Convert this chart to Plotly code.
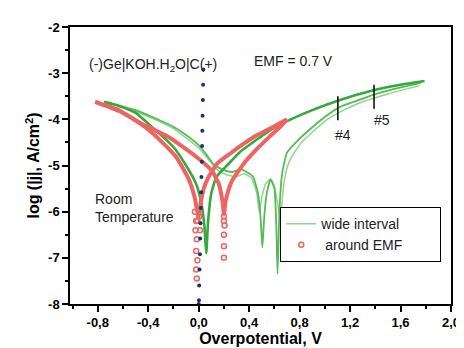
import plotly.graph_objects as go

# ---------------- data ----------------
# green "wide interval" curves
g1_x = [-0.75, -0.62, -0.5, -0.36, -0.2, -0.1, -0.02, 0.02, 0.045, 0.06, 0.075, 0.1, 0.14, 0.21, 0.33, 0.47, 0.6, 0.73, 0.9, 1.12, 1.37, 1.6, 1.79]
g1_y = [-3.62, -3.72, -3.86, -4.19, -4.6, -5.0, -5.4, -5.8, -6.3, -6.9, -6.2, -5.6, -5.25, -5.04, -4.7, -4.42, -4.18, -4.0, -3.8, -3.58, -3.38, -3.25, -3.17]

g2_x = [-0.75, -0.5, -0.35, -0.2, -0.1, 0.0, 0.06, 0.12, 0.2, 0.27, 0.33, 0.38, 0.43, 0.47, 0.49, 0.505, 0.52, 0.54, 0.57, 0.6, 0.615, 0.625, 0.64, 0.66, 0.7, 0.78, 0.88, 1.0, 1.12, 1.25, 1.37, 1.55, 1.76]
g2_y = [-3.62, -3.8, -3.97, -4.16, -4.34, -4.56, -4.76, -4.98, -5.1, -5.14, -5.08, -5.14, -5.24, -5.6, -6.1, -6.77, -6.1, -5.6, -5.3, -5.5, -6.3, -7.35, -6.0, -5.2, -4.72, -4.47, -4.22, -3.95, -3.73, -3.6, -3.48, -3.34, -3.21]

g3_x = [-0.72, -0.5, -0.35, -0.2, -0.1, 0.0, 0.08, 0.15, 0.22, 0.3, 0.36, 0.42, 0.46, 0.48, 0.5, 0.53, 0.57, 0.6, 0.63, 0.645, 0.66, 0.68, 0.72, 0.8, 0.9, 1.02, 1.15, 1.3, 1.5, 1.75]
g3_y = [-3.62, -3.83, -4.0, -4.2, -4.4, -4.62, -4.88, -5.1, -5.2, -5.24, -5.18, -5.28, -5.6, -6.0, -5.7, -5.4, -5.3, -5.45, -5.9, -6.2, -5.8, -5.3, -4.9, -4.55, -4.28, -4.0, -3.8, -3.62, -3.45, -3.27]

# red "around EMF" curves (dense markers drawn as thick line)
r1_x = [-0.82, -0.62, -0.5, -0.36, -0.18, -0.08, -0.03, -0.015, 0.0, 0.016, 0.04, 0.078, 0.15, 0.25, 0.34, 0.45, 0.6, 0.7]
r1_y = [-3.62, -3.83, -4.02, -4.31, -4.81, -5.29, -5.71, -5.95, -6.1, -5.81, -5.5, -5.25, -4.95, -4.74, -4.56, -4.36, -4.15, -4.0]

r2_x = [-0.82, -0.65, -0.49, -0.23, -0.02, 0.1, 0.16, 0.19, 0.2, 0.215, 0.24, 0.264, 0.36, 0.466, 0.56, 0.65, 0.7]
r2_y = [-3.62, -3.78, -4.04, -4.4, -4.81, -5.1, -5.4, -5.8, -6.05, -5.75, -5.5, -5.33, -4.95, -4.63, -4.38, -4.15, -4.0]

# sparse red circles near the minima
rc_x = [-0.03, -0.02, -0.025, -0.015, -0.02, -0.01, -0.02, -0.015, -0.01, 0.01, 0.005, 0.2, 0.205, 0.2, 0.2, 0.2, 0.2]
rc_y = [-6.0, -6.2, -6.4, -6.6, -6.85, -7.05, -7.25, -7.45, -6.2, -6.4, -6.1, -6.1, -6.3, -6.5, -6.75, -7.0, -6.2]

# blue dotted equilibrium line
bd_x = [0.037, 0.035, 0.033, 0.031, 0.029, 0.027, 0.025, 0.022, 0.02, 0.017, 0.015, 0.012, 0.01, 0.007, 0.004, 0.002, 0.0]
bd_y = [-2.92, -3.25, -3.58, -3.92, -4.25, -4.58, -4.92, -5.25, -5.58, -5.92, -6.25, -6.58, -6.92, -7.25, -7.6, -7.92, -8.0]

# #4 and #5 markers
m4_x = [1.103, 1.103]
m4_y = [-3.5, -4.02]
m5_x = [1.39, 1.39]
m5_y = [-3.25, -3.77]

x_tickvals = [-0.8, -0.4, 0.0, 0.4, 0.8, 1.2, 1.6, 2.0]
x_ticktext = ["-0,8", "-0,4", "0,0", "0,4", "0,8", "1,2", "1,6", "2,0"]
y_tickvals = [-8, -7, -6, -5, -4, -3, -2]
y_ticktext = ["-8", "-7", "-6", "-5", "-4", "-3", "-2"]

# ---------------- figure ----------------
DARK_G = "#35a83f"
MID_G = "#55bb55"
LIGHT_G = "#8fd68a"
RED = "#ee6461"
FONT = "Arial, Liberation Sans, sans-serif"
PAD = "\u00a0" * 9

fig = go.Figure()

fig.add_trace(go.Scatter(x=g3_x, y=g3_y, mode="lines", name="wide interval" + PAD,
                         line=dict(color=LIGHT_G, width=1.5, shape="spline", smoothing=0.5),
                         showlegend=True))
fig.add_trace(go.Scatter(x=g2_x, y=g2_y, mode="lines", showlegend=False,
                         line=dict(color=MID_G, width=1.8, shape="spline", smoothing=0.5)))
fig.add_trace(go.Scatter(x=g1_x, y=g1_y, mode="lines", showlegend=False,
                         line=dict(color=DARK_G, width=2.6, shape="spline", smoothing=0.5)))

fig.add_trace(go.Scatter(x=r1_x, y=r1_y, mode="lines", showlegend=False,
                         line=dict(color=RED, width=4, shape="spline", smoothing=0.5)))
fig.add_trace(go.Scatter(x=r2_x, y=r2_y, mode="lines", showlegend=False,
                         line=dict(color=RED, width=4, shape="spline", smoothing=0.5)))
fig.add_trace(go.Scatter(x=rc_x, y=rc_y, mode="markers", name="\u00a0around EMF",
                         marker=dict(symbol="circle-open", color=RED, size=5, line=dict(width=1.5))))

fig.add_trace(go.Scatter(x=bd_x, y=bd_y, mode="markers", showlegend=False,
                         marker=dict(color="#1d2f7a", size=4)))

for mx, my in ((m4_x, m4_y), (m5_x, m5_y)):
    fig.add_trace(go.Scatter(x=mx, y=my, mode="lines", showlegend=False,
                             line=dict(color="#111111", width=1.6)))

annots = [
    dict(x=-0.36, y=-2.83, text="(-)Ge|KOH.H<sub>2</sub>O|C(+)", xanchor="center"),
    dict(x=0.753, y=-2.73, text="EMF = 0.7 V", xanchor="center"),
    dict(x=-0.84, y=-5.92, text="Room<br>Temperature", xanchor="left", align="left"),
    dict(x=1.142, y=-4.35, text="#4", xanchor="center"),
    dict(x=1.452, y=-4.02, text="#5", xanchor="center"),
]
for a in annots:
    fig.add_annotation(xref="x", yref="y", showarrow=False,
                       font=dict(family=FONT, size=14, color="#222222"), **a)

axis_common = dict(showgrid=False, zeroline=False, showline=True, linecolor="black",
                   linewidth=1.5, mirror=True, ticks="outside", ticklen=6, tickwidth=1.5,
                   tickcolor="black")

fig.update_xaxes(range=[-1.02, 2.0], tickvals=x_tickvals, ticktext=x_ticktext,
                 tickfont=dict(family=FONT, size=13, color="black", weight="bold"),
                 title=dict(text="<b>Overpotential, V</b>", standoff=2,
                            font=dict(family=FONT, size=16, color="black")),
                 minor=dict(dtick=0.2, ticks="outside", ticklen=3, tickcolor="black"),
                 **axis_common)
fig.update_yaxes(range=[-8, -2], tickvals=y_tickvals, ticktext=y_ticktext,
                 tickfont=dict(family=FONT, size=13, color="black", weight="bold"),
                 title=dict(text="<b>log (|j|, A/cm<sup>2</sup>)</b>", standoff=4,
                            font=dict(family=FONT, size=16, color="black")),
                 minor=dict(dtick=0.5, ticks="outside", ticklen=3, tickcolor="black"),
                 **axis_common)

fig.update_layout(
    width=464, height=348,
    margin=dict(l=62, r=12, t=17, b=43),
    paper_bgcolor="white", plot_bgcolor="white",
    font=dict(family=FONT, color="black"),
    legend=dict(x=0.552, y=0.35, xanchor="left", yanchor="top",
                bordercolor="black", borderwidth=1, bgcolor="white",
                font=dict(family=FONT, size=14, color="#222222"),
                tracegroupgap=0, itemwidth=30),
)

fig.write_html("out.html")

• • • • •

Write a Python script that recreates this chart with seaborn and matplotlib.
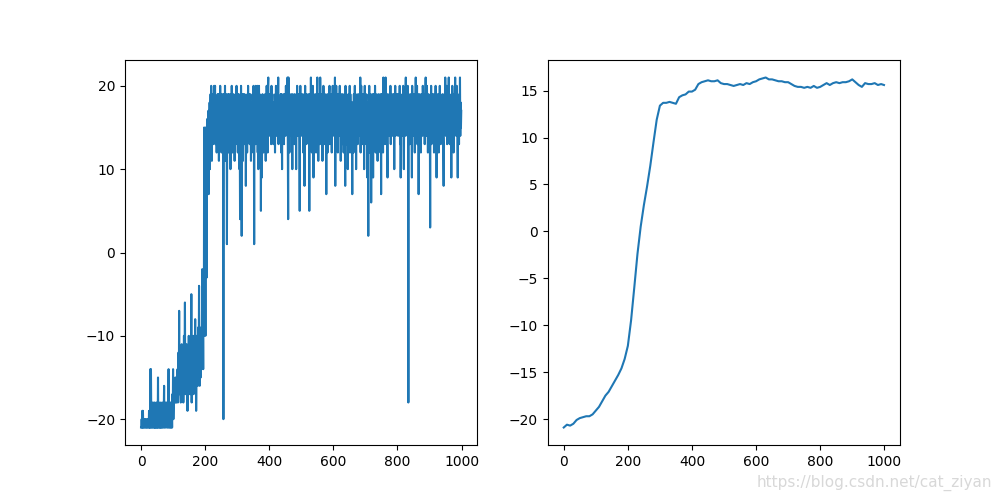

• • • • •

EXERCISE OBJECTIVE: Word for word, retype the lines in the entries above that run from the one with "Convert this chart to Plotly code." through the one with "import plotly.graph_objects as go". Both ends count; pictures do not.

WRITTEN RESPONSE:
Convert this chart to Plotly code.
import plotly.graph_objects as go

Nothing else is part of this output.